Directive:
Report each line of the data that includes the word "recreates".
===== Records supplied =====
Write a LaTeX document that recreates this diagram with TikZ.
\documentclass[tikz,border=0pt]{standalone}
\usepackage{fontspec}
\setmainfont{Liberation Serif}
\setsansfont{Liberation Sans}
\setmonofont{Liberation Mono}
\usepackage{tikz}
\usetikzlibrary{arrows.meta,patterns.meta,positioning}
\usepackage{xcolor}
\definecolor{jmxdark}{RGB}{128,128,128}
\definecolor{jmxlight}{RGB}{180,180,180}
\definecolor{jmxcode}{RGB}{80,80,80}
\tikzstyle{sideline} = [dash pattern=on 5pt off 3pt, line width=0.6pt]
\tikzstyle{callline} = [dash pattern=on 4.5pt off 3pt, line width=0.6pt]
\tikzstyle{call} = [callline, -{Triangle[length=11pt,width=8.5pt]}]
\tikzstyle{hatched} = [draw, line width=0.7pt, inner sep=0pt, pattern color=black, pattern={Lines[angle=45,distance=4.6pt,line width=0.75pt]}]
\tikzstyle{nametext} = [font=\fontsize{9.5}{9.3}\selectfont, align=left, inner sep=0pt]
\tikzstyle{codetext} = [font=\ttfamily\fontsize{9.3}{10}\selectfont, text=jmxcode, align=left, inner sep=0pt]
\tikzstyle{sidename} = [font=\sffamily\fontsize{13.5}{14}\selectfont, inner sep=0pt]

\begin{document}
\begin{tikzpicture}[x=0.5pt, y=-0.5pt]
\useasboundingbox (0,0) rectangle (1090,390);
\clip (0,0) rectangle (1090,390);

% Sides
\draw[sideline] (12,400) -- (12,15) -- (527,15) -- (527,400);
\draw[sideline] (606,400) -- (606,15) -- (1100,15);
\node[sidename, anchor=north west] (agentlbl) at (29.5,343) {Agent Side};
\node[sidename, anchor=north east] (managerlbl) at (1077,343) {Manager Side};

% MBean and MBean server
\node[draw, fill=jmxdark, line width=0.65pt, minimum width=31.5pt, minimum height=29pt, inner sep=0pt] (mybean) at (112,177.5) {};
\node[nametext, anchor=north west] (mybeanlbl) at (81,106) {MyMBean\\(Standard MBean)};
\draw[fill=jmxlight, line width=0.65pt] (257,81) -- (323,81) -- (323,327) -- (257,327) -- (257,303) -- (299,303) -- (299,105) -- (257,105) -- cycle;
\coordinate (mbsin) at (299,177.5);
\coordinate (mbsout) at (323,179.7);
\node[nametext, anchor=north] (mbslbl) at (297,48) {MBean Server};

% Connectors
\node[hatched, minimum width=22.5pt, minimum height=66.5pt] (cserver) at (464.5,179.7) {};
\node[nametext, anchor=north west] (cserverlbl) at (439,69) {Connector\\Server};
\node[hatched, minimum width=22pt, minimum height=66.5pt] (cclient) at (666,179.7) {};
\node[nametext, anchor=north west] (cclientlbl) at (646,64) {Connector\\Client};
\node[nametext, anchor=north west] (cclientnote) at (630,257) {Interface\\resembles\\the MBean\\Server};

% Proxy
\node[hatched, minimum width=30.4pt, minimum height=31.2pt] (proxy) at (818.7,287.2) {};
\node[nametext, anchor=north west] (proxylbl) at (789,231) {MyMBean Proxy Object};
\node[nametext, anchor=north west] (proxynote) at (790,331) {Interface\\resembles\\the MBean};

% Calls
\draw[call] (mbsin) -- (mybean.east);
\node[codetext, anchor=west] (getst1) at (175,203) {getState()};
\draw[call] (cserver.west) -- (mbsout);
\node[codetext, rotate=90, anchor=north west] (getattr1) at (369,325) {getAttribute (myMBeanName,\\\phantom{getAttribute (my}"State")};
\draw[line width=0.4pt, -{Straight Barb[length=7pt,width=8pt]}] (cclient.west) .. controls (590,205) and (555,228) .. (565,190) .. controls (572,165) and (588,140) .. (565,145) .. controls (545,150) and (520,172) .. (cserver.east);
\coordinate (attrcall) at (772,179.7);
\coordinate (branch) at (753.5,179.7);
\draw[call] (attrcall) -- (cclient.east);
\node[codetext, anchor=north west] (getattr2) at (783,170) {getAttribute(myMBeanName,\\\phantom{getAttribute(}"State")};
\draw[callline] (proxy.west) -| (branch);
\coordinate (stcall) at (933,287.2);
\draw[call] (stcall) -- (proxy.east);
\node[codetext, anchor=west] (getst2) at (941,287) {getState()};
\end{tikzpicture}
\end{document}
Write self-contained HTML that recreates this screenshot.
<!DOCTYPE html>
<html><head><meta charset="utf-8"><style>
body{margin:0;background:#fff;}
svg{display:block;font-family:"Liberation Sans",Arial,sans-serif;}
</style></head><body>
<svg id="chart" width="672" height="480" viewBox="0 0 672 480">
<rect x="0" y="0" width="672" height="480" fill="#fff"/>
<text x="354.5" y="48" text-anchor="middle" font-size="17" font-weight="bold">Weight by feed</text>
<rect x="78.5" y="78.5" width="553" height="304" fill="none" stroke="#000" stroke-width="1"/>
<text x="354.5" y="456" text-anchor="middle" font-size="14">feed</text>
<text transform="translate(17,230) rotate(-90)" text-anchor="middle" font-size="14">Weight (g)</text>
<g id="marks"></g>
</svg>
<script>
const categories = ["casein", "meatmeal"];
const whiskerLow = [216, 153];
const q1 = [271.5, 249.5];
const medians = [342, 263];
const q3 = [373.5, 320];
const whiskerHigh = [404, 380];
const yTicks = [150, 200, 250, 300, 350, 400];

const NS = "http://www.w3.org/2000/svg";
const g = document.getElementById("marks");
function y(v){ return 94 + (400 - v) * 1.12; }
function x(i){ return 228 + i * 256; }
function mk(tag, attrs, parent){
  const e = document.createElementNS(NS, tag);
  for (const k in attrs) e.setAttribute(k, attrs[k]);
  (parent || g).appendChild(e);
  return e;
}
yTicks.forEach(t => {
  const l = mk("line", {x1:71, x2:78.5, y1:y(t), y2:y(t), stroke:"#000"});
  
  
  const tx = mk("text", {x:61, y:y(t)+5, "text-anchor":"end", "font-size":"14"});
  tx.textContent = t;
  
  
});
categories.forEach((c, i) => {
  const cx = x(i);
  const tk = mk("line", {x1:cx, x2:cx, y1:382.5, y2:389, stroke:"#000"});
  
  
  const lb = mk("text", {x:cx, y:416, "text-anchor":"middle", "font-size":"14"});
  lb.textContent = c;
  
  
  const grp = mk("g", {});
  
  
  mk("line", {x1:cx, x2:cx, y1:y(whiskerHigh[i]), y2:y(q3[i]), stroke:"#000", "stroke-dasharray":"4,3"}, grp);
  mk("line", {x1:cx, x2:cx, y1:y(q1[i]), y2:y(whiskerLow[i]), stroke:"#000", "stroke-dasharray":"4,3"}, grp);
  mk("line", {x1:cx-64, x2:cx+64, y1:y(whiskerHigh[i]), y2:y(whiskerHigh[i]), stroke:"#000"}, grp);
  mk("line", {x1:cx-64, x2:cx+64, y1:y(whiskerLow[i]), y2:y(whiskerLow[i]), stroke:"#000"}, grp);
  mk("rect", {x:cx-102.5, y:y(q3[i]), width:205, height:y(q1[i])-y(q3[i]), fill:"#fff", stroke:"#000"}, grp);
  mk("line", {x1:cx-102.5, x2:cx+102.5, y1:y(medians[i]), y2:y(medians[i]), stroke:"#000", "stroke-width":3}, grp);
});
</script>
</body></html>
=====
===== Records supplied =====
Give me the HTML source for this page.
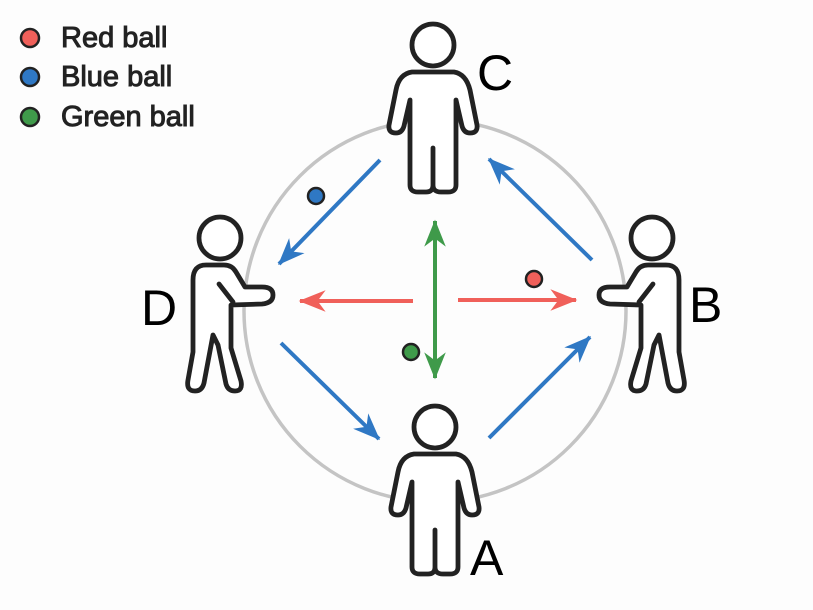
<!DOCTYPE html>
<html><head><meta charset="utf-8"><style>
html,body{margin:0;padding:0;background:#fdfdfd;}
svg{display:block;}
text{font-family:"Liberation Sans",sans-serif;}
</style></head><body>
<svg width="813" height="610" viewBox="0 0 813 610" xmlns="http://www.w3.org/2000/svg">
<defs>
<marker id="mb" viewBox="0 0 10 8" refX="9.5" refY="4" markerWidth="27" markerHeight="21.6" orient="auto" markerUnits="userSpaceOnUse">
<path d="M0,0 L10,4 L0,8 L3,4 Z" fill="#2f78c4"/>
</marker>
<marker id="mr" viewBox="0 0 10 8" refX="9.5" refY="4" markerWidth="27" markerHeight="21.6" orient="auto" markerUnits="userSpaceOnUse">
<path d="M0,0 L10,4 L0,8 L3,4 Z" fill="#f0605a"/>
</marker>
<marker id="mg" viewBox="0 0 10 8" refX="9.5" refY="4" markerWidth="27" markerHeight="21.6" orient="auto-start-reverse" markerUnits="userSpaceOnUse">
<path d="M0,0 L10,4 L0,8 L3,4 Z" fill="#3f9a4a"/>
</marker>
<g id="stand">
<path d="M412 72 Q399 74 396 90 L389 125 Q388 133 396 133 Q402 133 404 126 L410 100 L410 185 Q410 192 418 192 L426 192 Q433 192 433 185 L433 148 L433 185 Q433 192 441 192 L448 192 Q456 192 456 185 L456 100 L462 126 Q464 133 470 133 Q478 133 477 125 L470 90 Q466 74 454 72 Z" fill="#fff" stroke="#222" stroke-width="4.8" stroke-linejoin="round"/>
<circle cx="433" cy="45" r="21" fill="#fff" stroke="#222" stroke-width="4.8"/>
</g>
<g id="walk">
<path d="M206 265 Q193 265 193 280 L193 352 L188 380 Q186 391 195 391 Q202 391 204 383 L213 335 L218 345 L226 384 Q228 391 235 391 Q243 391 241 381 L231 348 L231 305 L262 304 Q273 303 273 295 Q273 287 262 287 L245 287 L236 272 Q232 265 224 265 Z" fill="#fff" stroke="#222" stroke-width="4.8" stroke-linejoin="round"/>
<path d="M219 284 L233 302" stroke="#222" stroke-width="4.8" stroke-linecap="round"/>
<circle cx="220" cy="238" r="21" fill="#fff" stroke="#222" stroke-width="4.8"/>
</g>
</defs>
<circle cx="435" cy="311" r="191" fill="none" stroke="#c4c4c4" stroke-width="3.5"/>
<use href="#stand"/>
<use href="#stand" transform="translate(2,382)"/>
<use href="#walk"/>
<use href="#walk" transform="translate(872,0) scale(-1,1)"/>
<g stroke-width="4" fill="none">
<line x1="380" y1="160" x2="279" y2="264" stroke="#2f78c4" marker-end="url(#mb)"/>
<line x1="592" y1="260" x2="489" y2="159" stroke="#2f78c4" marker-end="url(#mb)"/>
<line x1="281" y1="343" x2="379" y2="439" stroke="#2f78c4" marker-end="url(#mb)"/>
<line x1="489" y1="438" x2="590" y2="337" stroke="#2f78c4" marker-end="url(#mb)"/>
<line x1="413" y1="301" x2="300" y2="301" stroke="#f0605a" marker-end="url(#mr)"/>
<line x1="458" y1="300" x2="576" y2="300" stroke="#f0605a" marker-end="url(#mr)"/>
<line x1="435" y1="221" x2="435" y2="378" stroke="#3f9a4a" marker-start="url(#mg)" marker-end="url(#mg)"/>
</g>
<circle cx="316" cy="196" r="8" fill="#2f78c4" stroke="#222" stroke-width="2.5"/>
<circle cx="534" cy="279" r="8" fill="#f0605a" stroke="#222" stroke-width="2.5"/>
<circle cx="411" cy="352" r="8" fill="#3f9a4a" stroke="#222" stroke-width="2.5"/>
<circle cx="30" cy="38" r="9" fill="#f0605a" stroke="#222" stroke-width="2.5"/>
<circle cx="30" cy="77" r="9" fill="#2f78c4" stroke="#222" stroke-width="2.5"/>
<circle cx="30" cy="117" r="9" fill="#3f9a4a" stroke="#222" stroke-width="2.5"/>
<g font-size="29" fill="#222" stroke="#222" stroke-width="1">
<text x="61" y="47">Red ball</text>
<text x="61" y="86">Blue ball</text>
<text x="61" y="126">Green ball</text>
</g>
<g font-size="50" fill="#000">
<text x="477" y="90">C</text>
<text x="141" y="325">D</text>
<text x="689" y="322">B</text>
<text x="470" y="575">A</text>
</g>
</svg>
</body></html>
=====
===== Records supplied =====
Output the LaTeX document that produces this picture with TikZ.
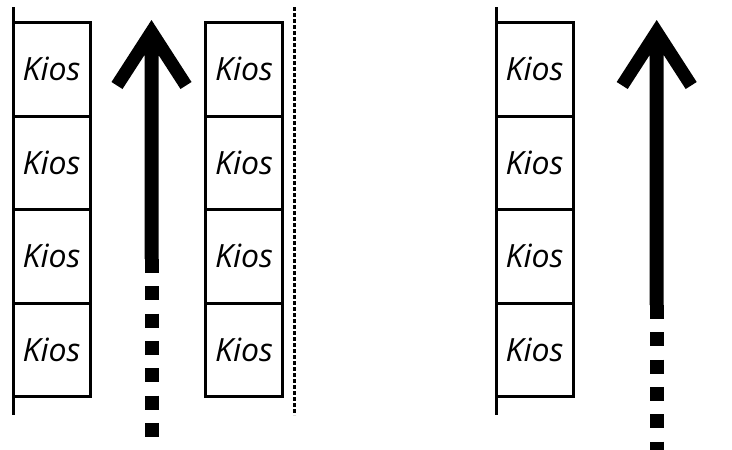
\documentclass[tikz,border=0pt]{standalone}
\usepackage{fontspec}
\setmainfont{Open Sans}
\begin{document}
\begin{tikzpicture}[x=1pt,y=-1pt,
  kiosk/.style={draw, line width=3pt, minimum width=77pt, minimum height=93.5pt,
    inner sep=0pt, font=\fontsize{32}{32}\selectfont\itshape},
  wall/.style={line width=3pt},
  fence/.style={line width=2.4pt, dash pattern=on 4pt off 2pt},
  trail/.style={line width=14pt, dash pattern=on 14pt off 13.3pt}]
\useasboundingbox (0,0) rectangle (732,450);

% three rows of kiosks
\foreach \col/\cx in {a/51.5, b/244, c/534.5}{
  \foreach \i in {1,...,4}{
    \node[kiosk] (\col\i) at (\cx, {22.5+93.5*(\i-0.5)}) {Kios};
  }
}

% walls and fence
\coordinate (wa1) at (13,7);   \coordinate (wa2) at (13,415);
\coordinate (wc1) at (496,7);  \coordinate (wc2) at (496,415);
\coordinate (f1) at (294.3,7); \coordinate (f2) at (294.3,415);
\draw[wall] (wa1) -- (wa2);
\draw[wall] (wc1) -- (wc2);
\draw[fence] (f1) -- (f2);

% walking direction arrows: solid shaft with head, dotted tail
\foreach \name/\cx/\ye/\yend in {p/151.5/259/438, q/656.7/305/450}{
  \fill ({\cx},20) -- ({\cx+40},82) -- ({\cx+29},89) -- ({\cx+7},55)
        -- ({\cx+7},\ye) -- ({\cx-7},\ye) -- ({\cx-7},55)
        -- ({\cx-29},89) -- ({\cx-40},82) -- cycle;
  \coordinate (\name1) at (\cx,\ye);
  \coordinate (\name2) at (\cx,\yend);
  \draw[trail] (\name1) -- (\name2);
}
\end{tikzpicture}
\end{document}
=====
Final answer:
Write a LaTeX document that recreates this diagram with TikZ.
Write self-contained HTML that recreates this screenshot.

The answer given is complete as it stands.